There is no plan for Greece to leave the euro, or none that I can discover. No European leader dares suggest that this might be possible, since that would be to profane the religion of Ever Closer Union. Instead, we are all meant to be conniving in a plan to create a fiscal union which (if it were to mean anything) would mean undermining the fundamentals of western democracy. This forward-marching concept of history — the idea of inexorable political and economic progress — is really a modern one.

In ancient times, it was common to speak of lost golden ages or forgotten republican virtues or prelapsarian idylls. It is only in the past few hundred years that people have switched to the “Whig” interpretation and on the face of it one can forgive them for their optimism. We have seen the emancipation of women, the extension of the franchise to all adult human beings, the acceptance that there should be no taxation without representation and the general understanding that people should be democratically entitled to determine their own fates. And now look at what is being proposed in Greece.

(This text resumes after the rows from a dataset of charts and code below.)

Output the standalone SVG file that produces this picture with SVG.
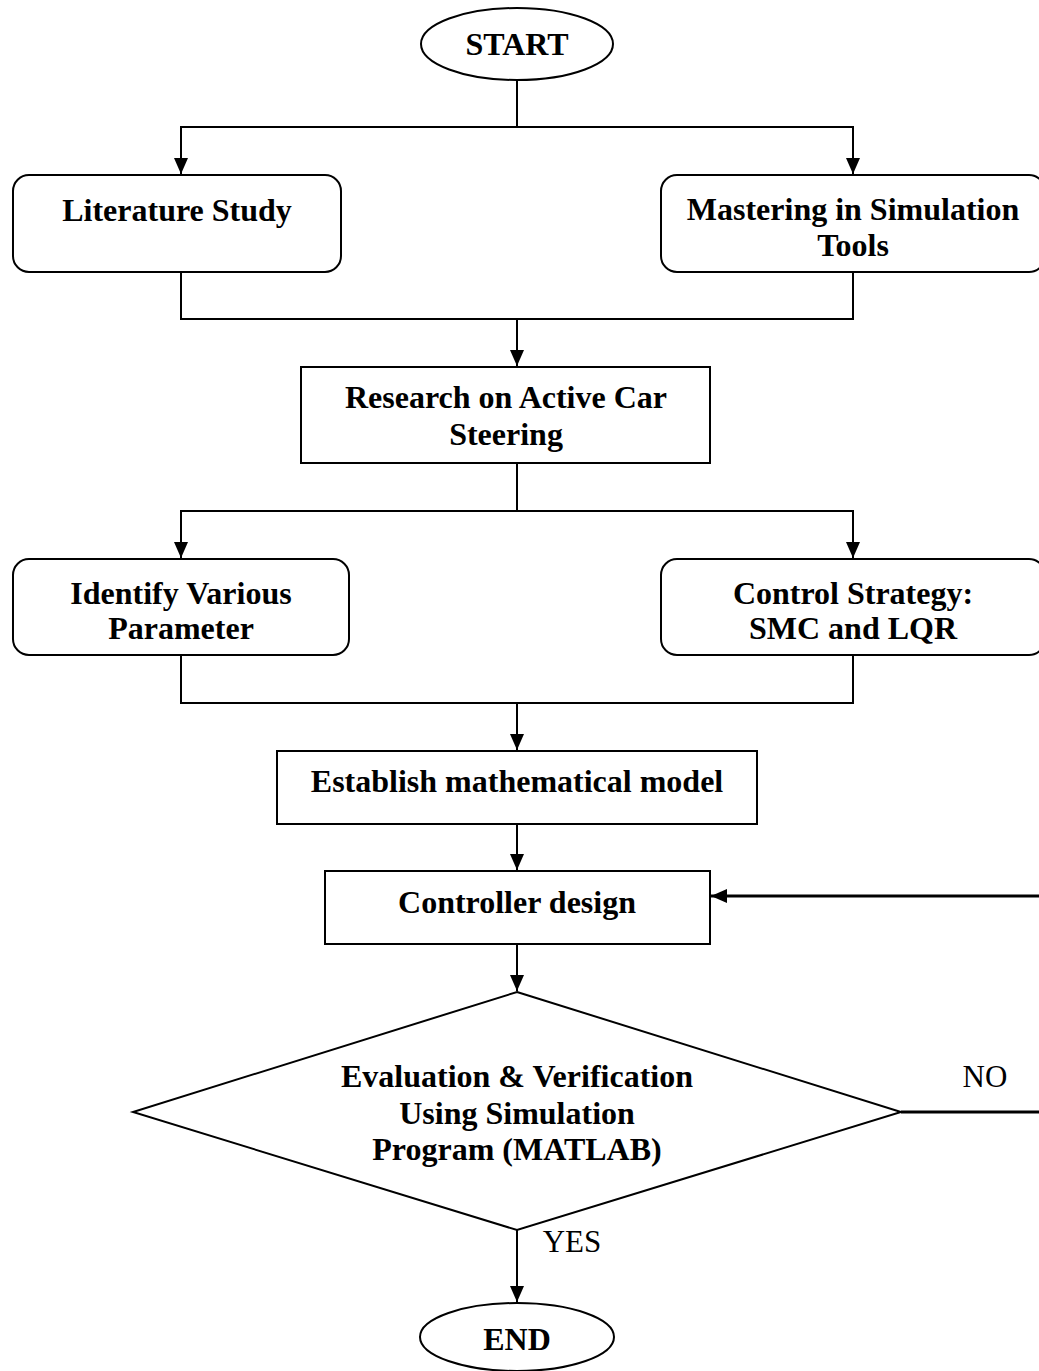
<svg xmlns="http://www.w3.org/2000/svg" width="1039" height="1371" viewBox="0 0 1039 1371">
<style>
.shape{fill:#fff;stroke:#000;stroke-width:2}
.conn{fill:none;stroke:#000;stroke-width:2}
.t{font-family:"Liberation Serif","Times New Roman",serif;font-size:32px;font-weight:bold;text-anchor:middle;fill:#000}
.lbl{font-family:"Liberation Serif","Times New Roman",serif;font-size:31px;text-anchor:middle;fill:#000}
</style>
<defs>
<marker id="ah" viewBox="0 0 16 14" refX="16" refY="7" markerWidth="16" markerHeight="14" markerUnits="userSpaceOnUse" orient="auto">
<path d="M0,0 L16,7 L0,14 Z" fill="#000"/>
</marker>
</defs>
<rect width="1039" height="1371" fill="#fff"/>
<g id="connectors">
<path class="conn" d="M517,81 V127 H181 V174" marker-end="url(#ah)"/>
<path class="conn" d="M517,127 H853 V174" marker-end="url(#ah)"/>
<path class="conn" d="M181,272 V319 H853 V272"/>
<path class="conn" d="M517,319 V366" marker-end="url(#ah)"/>
<path class="conn" d="M517,463 V511 H181 V558" marker-end="url(#ah)"/>
<path class="conn" d="M517,511 H853 V558" marker-end="url(#ah)"/>
<path class="conn" d="M181,655 V703 H853 V655"/>
<path class="conn" d="M517,703 V750" marker-end="url(#ah)"/>
<path class="conn" d="M517,824 V870" marker-end="url(#ah)"/>
<path class="conn" d="M517,944 V991" marker-end="url(#ah)"/>
<path class="conn" d="M901,1112 H1046 V896 H711" style="stroke-width:3" marker-end="url(#ah)"/>
<path class="conn" d="M517,1230 V1302" marker-end="url(#ah)"/>
<text class="lbl" x="985" y="1087">NO</text>
<text class="lbl" x="572" y="1252">YES</text>
</g>
<g id="start">
<ellipse class="shape" cx="517" cy="44" rx="96" ry="36"/>
<text class="t" x="517" y="55">START</text>
</g>
<g id="literature">
<rect class="shape" x="13" y="175" width="328" height="97" rx="16"/>
<text class="t" x="177" y="221">Literature Study</text>
</g>
<g id="mastering">
<rect class="shape" x="661" y="175" width="384" height="97" rx="16"/>
<text class="t" x="853" y="220">Mastering in Simulation</text>
<text class="t" x="853" y="256">Tools</text>
</g>
<g id="research">
<rect class="shape" x="301" y="367" width="409" height="96"/>
<text class="t" x="506" y="408">Research on Active Car</text>
<text class="t" x="506" y="445">Steering</text>
</g>
<g id="identify">
<rect class="shape" x="13" y="559" width="336" height="96" rx="16"/>
<text class="t" x="181" y="604">Identify Various</text>
<text class="t" x="181" y="639">Parameter</text>
</g>
<g id="control">
<rect class="shape" x="661" y="559" width="384" height="96" rx="16"/>
<text class="t" x="853" y="604">Control Strategy:</text>
<text class="t" x="853" y="639">SMC and LQR</text>
</g>
<g id="establish">
<rect class="shape" x="277" y="751" width="480" height="73"/>
<text class="t" x="517" y="792">Establish mathematical model</text>
</g>
<g id="controller">
<rect class="shape" x="325" y="871" width="385" height="73"/>
<text class="t" x="517" y="913">Controller design</text>
</g>
<g id="evaluation">
<polygon class="shape" points="517,992 901,1112 517,1230 133,1112"/>
<text class="t" x="517" y="1087">Evaluation &amp; Verification</text>
<text class="t" x="517" y="1124">Using Simulation</text>
<text class="t" x="517" y="1160">Program (MATLAB)</text>
</g>
<g id="end">
<ellipse class="shape" cx="517" cy="1337" rx="97" ry="34"/>
<text class="t" x="517" y="1350">END</text>
</g>
</svg>
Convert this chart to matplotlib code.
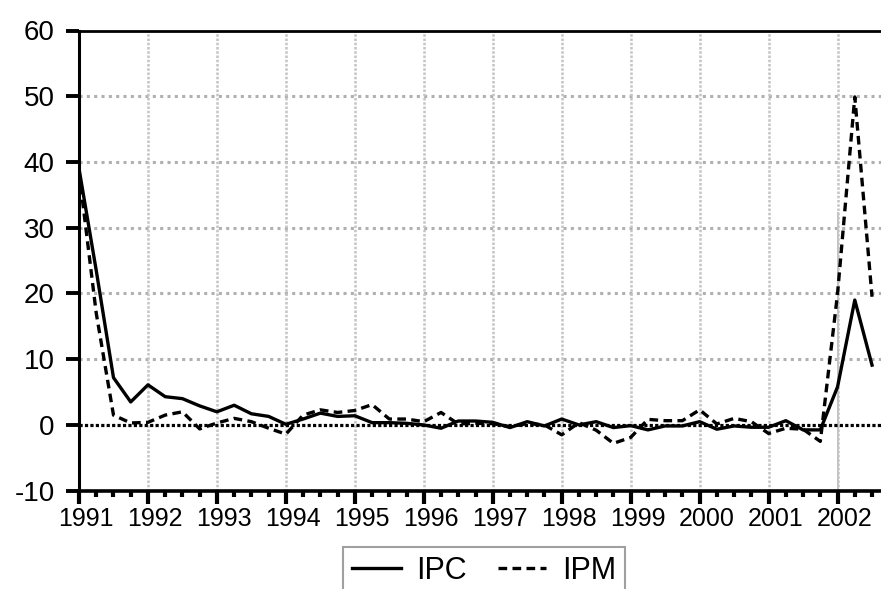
import numpy as np
import matplotlib
matplotlib.use("Agg")
import matplotlib.pyplot as plt
import matplotlib.transforms as mtransforms
from matplotlib.ticker import MultipleLocator

plt.rcParams['font.family'] = ['Liberation Sans', 'DejaVu Sans']
plt.rcParams['axes.unicode_minus'] = False

# quarterly series, 1991Q1 .. 2002Q3
first_year = 1991
ipc = [39.0, 23.5, 7.2, 3.5,
       6.1, 4.3, 4.0, 2.9,
       2.0, 3.0, 1.7, 1.3,
       0.1, 0.9, 1.8, 1.3,
       1.4, 0.35, 0.35, 0.25,
       0.0, -0.5, 0.6, 0.6,
       0.4, -0.4, 0.5, -0.15,
       0.9, 0.0, 0.5, -0.4,
       -0.1, -0.75, -0.15, -0.15,
       0.5, -0.65, -0.15, -0.35,
       -0.35, 0.65, -0.75, -0.75,
       5.8, 19.0, 9.1]
ipm = [38.5, 17.0, 1.5, 0.3,
       0.4, 1.5, 2.0, -0.6,
       0.3, 1.0, 0.5, -0.5,
       -1.4, 1.5, 2.3, 1.9,
       2.2, 3.1, 0.9, 0.9,
       0.5, 1.9, 0.15, 0.25,
       0.2, -0.25, 0.2, 0.0,
       -1.5, 0.35, -0.8, -2.8,
       -1.9, 0.85, 0.65, 0.65,
       2.3, 0.15, 1.0, 0.5,
       -1.3, -0.5, -0.65, -2.5,
       20.0, 49.9, 19.5]
years = list(range(1991, 2003))
yticks = [-10, 0, 10, 20, 30, 40, 50, 60]

x = first_year + np.arange(len(ipc)) / 4

fig = plt.figure(figsize=(8.81, 5.89), dpi=100)
ax = fig.add_axes([79 / 881, 1 - 490.7 / 589, 1 - 79 / 881, (490.7 - 30.5) / 589])

# grid
for v in yticks[2:-1]:
    ax.axhline(v, color='#b0b0b0', lw=2.2, ls=(0, (1, 1.4)), zorder=1)
for yr in years[1:]:
    ax.axvline(yr, color='#c4c4c4', lw=1.8, ls=(0, (1, 0.7)), zorder=1)
ax.plot([2002, 2002], [-10, 32.3], color='#c4c4c4', lw=1.4, zorder=1)
ax.axhline(0, color='black', lw=2.3, ls=(0, (1, 0.7)), zorder=2)

ax.plot(x, ipc, color='black', lw=2.4, label='IPC', zorder=3)
ax.plot(x, ipm, color='black', lw=2.4, ls=(0, (2.6, 1.6)), label='IPM', zorder=3)

ax.set_xlim(1991, 2002.63)
ax.set_ylim(-10, 60)
ax.set_xticks(years)
ax.set_xticklabels([str(y) for y in years])
ax.xaxis.set_minor_locator(MultipleLocator(0.25))
ax.set_yticks(yticks)
ax.set_yticklabels([str(v) for v in yticks])

ax.tick_params(axis='x', which='major', length=9, width=3, labelsize=18, pad=2.5)
ax.tick_params(axis='x', which='minor', length=4.5, width=3)
ax.tick_params(axis='y', length=9.5, width=2.8, labelsize=20, pad=8)

offset = mtransforms.ScaledTranslation(0.07, 0, fig.dpi_scale_trans)
for lab in ax.get_xticklabels():
    lab.set_transform(lab.get_transform() + offset)

ax.spines['right'].set_visible(False)
ax.spines['left'].set_linewidth(2.2)
ax.spines['bottom'].set_linewidth(2.6)
ax.spines['top'].set_linewidth(2.0)

leg = fig.legend(loc='upper center', bbox_to_anchor=(484 / 881, 1 - 547 / 589),
                 ncol=2, fontsize=22, frameon=True, fancybox=False,
                 edgecolor='#888888', handlelength=1.6, handletextpad=0.5,
                 columnspacing=1.0, borderaxespad=0, borderpad=0.3)
leg.get_frame().set_linewidth(1.5)

fig.savefig("out.png", dpi=100)
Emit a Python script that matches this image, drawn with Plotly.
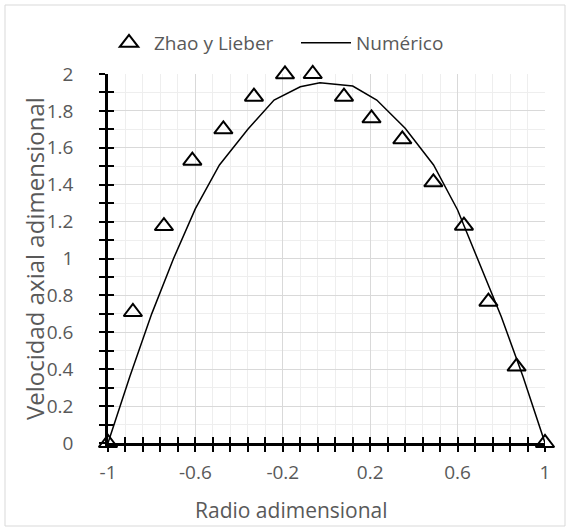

For the sake of bubble-gumming the euro together, we are willing to slaughter democracy in the very place where it was born. What is the point of a Greek elector voting for an economic programme, if that programme is decided in Brussels or — in reality — in Germany?

What is the meaning of Greek freedom if Greece is returned to a kind of Ottoman dependency, but with the Sublime Porte now based in Berlin? It won’t work. If things go on as they are, we will see more misery, more resentment and an ever greater chance that the whole kebab van will go up in flames. Greece will one day be free again — in the sense that I still think it marginally more likely than not that whoever takes charge in Athens will eventually find a way to restore competitiveness through devaluation and leaving the euro — for this simple reason: That market confidence in Greek membership is like a burst paper bag of rice, hard to restore.

Without a resolution, without clarity, I am afraid the suffering will go on. The best way forward would be an orderly bisection into an old eurozone and a new eurozone for the periphery. With every month of dither, we delay the prospect of a global recovery; while the approved solution — fiscal and political union — will consign the continent to democratic dark ages.